Nowadays, things are very different. Most private-sector employers don’t offer a pension like companies did in the past.
If you’re not among the lucky few who have one, or a government worker, then you’re probably tasked with saving for retirement on your own. And that means having to figure out how to invest your money for long-term success.
Some financial experts will tell you that you can retire comfortably if you put all of your money into the S&P 500. In fact, investing giant Warren Buffett has long said that for the average saver, buying and holding shares of an S&P 500 index fund or ETF is a smart move.
But can you really retire on the S&P 500 alone? You can, but you may not want to.
There are several benefits to putting your money into the S&P 500. First, you get instant diversification.
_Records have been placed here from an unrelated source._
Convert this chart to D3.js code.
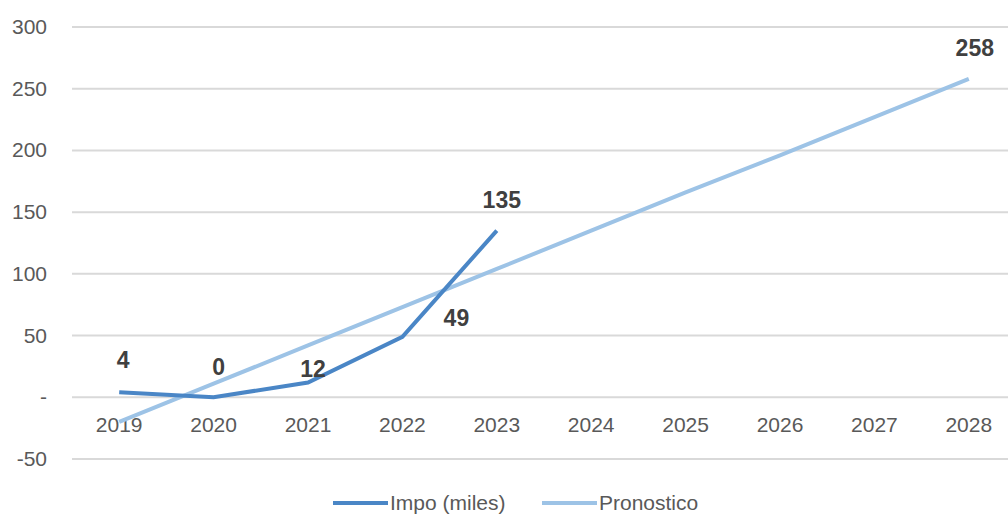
<!DOCTYPE html>
<html><head><meta charset="utf-8">
<script src="https://cdn.jsdelivr.net/npm/d3@7"></script>
<style>body{margin:0;background:#fff}svg{display:block;font-family:"Liberation Sans",Arial,sans-serif}</style>
</head><body><svg id="c" width="1008" height="519"></svg>
<script>
const years = ["2019","2020","2021","2022","2023","2024","2025","2026","2027","2028"];
const impo = [4, 0, 12, 49, 135];
const pronostico = [-20, 11, 42, 73, 104, 135, 166, 196, 227, 258];
const yTicks = [-50, 0, 50, 100, 150, 200, 250, 300];
const impoLabels = ["4", "0", "12", "49", "135"];
const seriesNames = ["Impo (miles)", "Pronostico"];

const svg = d3.select("#c");
const x = d3.scaleBand().domain(years).range([72, 1016]);
const y = d3.scaleLinear().domain([-50, 300]).range([459, 27]);
const cx = d => x(d) + x.bandwidth() / 2;
const darkC = "#4a86c6", lightC = "#9dc3e6";

// gridlines
svg.append("g").selectAll("line").data(yTicks).join("line")
  .attr("x1", 72).attr("x2", 1008)
  .attr("y1", d => y(d)).attr("y2", d => y(d))
  .attr("stroke", "#d9d9d9").attr("stroke-width", 2);

// y labels
svg.append("g").selectAll("text").data(yTicks).join("text")
  .attr("x", 47).attr("y", d => y(d) + 7)
  .attr("text-anchor", "end").attr("font-size", 21).attr("fill", "#595959")
  .text(d => d === 0 ? "-" : d);

// x labels
svg.append("g").selectAll("text").data(years).join("text")
  .attr("x", d => cx(d)).attr("y", y(0) + 35)
  .attr("text-anchor", "middle").attr("font-size", 21).attr("fill", "#595959")
  .text(d => d);

const line = d3.line().x(d => cx(d[0])).y(d => y(d[1]));

svg.append("path").datum(pronostico.map((v, i) => [years[i], v]))
  .attr("d", line).attr("fill", "none").attr("stroke", lightC).attr("stroke-width", 4);
svg.append("path").datum(impo.map((v, i) => [years[i], v]))
  .attr("d", line).attr("fill", "none").attr("stroke", darkC).attr("stroke-width", 4);

// data labels
const lblOff = [[4, -24], [5, -22], [5, -5], [54, -11], [5, -23]];
svg.append("g").selectAll("text").data(impo).join("text")
  .attr("x", (d, i) => cx(years[i]) + lblOff[i][0])
  .attr("y", (d, i) => y(d) + lblOff[i][1])
  .attr("text-anchor", "middle").attr("font-size", 23).attr("font-weight", "bold").attr("fill", "#404040")
  .text((d, i) => impoLabels[i]);
svg.append("text")
  .attr("x", cx("2028") + 6).attr("y", y(258) - 23)
  .attr("text-anchor", "middle").attr("font-size", 23).attr("font-weight", "bold").attr("fill", "#404040")
  .text("258");

// legend
const legend = [{name: seriesNames[0], c: darkC, x: 333}, {name: seriesNames[1], c: lightC, x: 542}];
const lg = svg.append("g").selectAll("g").data(legend).join("g");
lg.append("line").attr("x1", d => d.x).attr("x2", d => d.x + 55).attr("y1", 503).attr("y2", 503)
  .attr("stroke", d => d.c).attr("stroke-width", 4);
lg.append("text").attr("x", d => d.x + 57).attr("y", 510).attr("font-size", 21).attr("fill", "#595959")
  .text(d => d.name);
</script></body></html>
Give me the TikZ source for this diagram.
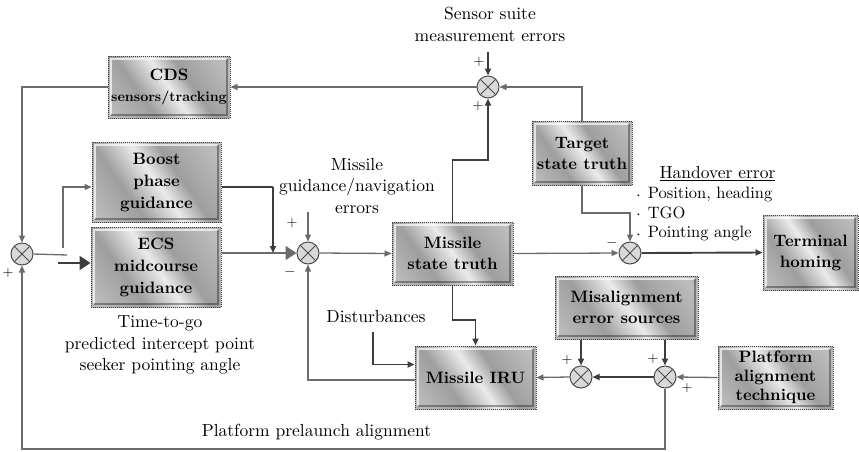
\documentclass[tikz,border=0pt]{standalone}
\usepackage{fontspec}
\setmainfont{lmroman10-regular.otf}[BoldFont=lmroman10-bold.otf]
\usetikzlibrary{arrows.meta}

% metallic fill for the blocks
\definecolor{chA}{gray}{0.48}
\definecolor{chB}{gray}{0.74}
\definecolor{chC}{gray}{0.62}
\definecolor{chD}{gray}{0.92}
\definecolor{wireC}{gray}{0.42}
\definecolor{wireD}{gray}{0.24}
\pgfdeclarehorizontalshading{chrome}{100bp}{color(0bp)=(chA); color(18bp)=(chB); color(36bp)=(chC); color(50bp)=(chD); color(60bp)=(chC); color(80bp)=(chB); color(100bp)=(chA)}

% list bullet, sitting a little low
\newcommand{\lowdot}{\raisebox{-0.35ex}{·}\,}

\tikzset{
  blk/.style={rectangle, shading=chrome, shading angle=35, draw=black!75,
    line width=1pt, densely dotted, inner sep=0pt, align=center,
    font=\fontsize{16.5}{21}\selectfont\bfseries,
    path picture={
      % raised bevel just inside the dotted frame
      \draw[white, opacity=0.7, line width=1.6pt, solid]
        ([shift={(3pt,3pt)}]path picture bounding box.south west)
        -- ([shift={(3pt,-3pt)}]path picture bounding box.north west)
        -- ([shift={(-3pt,-3pt)}]path picture bounding box.north east);
      \draw[black, opacity=0.35, line width=1.6pt, solid]
        ([shift={(-3pt,-3pt)}]path picture bounding box.north east)
        -- ([shift={(-3pt,3pt)}]path picture bounding box.south east)
        -- ([shift={(3pt,3pt)}]path picture bounding box.south west);}},
  sumnode/.style={circle, draw=black!70, fill=black!15, line width=1pt,
    minimum size=22pt, inner sep=0pt,
    path picture={\draw[black!70, line width=1pt]
      (path picture bounding box.north east) -- (path picture bounding box.south west)
      (path picture bounding box.north west) -- (path picture bounding box.south east);}},
  lbl/.style={inner sep=0pt, align=center, font=\fontsize{17.5}{21.5}\selectfont},
  sgn/.style={inner sep=0pt, font=\fontsize{14}{14}\selectfont},
  wire/.style={draw=wireC, line width=1.3pt},
  heavy/.style={draw=wireD, line width=1.9pt},
  tip/.style={-{Triangle[length=7pt,width=6pt]}},
  bigtip/.style={-{Triangle[length=11pt,width=14pt]}},
}

\begin{document}
\begin{tikzpicture}[x=1pt,y=-1pt]
\useasboundingbox (0,0) rectangle (859,451);

% blocks
\node[blk, minimum width=122pt, minimum height=62pt] (cds) at (169,87)
  {CDS\\{\fontsize{14}{18}\selectfont sensors/tracking}};
\node[blk, minimum width=129pt, minimum height=80pt,
  font=\fontsize{16.5}{22}\selectfont\bfseries] (boost) at (156.5,182) {Boost\\phase\\guidance};
\node[blk, minimum width=130pt, minimum height=80pt,
  font=\fontsize{16.5}{22}\selectfont\bfseries] (ecs) at (156,267) {ECS\\midcourse\\guidance};
\node[blk, minimum width=121pt, minimum height=63pt] (mst) at (452.5,253.5) {Missile\\state truth};
\node[blk, minimum width=100pt, minimum height=64pt] (tgt) at (582,153) {Target\\state truth};
\node[blk, minimum width=95pt, minimum height=75pt] (term) at (810.5,252.5) {Terminal\\homing};
\node[blk, minimum width=143pt, minimum height=63pt] (mis) at (626.5,307.5) {Misalignment\\error sources};
\node[blk, minimum width=121pt, minimum height=63pt] (iru) at (475.5,377.5) {Missile IRU};
\node[blk, minimum width=115pt, minimum height=63pt,
  font=\fontsize{16.5}{19}\selectfont\bfseries] (plat) at (775.5,377.5) {Platform\\alignment\\technique};

% summing junctions
\node[sumnode] (sL) at (22,254) {};
\node[sumnode] (sM) at (308,253) {};
\node[sumnode] (sT) at (488,87) {};
\node[sumnode] (sH) at (630,253) {};
\node[sumnode] (sA) at (581,377) {};
\node[sumnode] (sB) at (665,377) {};

% text labels
\node[lbl] (sens) at (490,24.5) {Sensor suite\\measurement errors};
\node[lbl] (mgn) at (357,186) {Missile\\guidance/navigation\\errors};
\node[lbl] (hand) at (717.5,174) {\underline{Handover error}};
\node[lbl, anchor=west, align=left, font=\fontsize{16.5}{19.5}\selectfont] (hlist) at (632,214)
  {\lowdot Position, heading\\\lowdot TGO\\\lowdot Pointing angle};
\node[lbl] (ttg) at (160,345) {Time-to-go\\predicted intercept point\\seeker pointing angle};
\node[lbl] (dist) at (376,317) {Disturbances};
\node[lbl] (ppa) at (316.5,432) {Platform prelaunch alignment};

% signs at the junctions
\node[sgn] at (8,273) {+};
\node[sgn] at (479,62) {+};
\node[sgn] at (478,106) {+};
\node[sgn] at (292,223) {+};
\node[sgn] at (290,272) {$-$};
\node[sgn] at (612,243) {$-$};
\node[sgn] at (567,360) {+};
\node[sgn] at (653,359) {+};
\node[sgn] at (687,388) {+};

% free ends and bends
\coordinate (swA) at (67,255);
\coordinate (swB) at (63,248);
\coordinate (swC) at (58,263);
\coordinate (bj) at (273,187);
\coordinate (gIn) at (308,212);
\coordinate (sIn) at (488,52);
\coordinate (jT) at (470,160);
\coordinate (jH) at (600,213);
\coordinate (jI) at (460,320);
\coordinate (dS) at (373,332);
\coordinate (jB) at (300,449);

% sensor loop
\draw[wire, tip] (cds.west) -| (sL.north);
\draw[wire] (sL.east) -- (swA);
\draw[wire, tip] (swB) |- ([yshift=-5pt]boost.west);
\draw[heavy, bigtip] (swC) -- (ecs.west |- swC);

% guidance into the missile
\draw[heavy] ([yshift=-5pt]boost.east) -| (bj);
\draw[heavy, tip] (bj) -- (bj |- sM.west);
\draw[wire, bigtip] (ecs.east |- sM.west) -- (sM.west);
\draw[wire, tip] (gIn) -- (sM.north);
\draw[wire, tip] (sM.east) -- (mst.west);

% measurement path
\draw[heavy, tip] (mst.north) |- (jT) -| (sT.south);
\draw[heavy, tip] (sIn) -- (sT.north);
\draw[wire, tip] (tgt.north) |- (sT.east);
\draw[wire, tip] (sT.west) -- (cds.east);

% handover
\draw[wire, tip] (tgt.south) |- (jH) -| (sH.north);
\draw[wire, tip] (mst.east) -- (sH.west);
\draw[heavy, tip] (sH.east) -- (term.west);

% inertial path
\draw[heavy, tip] (mst.south) |- (jI) -| (iru.north);
\draw[heavy, tip] (dS) |- ([yshift=13pt]iru.west);
\draw[wire, tip] ([yshift=-2.5pt]iru.west) -| (sM.south);
\draw[heavy, tip] (sA.north |- mis.south) -- (sA.north);
\draw[heavy, tip] (sB.north |- mis.south) -- (sB.north);
\draw[wire, tip] (plat.west) -- (sB.east);
\draw[heavy, tip] (sB.west) -- (sA.east);
\draw[wire, tip] (sA.west) -- (iru.east);

% prelaunch alignment return
\draw[wire, tip] (sB.south) |- (jB) -| (sL.south);
\end{tikzpicture}
\end{document}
The S&P 500 gives you exposure to the 500 largest publicly traded companies today. These are established businesses across a range of industries.
Secondly, the S&P 500 has a long history of delivering solid returns. If you buy shares of different companies of your choosing, you may end up with smaller returns if those businesses underperform.
Finally, investing in the S&P 500 is simple. You simply buy shares of an index fund or ETF, sit back, and let your portfolio do all the work. There’s no need to rebalance every other quarter or keep tabs on various companies’ performance.
On the other hand, there are a few disadvantages of only investing in the S&P 500 for retirement. While you might see that your portfolio’s performance matches that of the broad market, you aren’t going to beat the market. You could end up with stronger returns with a portfolio of hand-picked stocks instead.
Also, even though the S&P 500 index consists of several hundred large businesses, the companies with the largest market capitalization influence its performance most heavily. So while an S&P 500 index fund or ETF does offer diversification, it may not offer the amount of protection from sector-specific volatility as you’d like.
For example, tech stocks make up a large portion of the S&P 500 by market cap. So if things go awry in the tech industry, you could see pretty sizable losses in your portfolio, despite it being diversified.
Based on the S&P 500’s historic returns, it’s possible to amass a lot of money by investing in the index alone provided you give yourself a long savings window and contribute to a retirement account consistently. But you may want to branch out beyond the S&P 500 for added protection and diversification.
If the idea of choosing individual stocks for your retirement portfolio scares you, don’t do it alone. Instead, work with a qualified financial advisor to figure out a good mix of stocks. If you put a portion of your portfolio into the S&P 500 but supplement with other assets, you may find that you get the best of all worlds.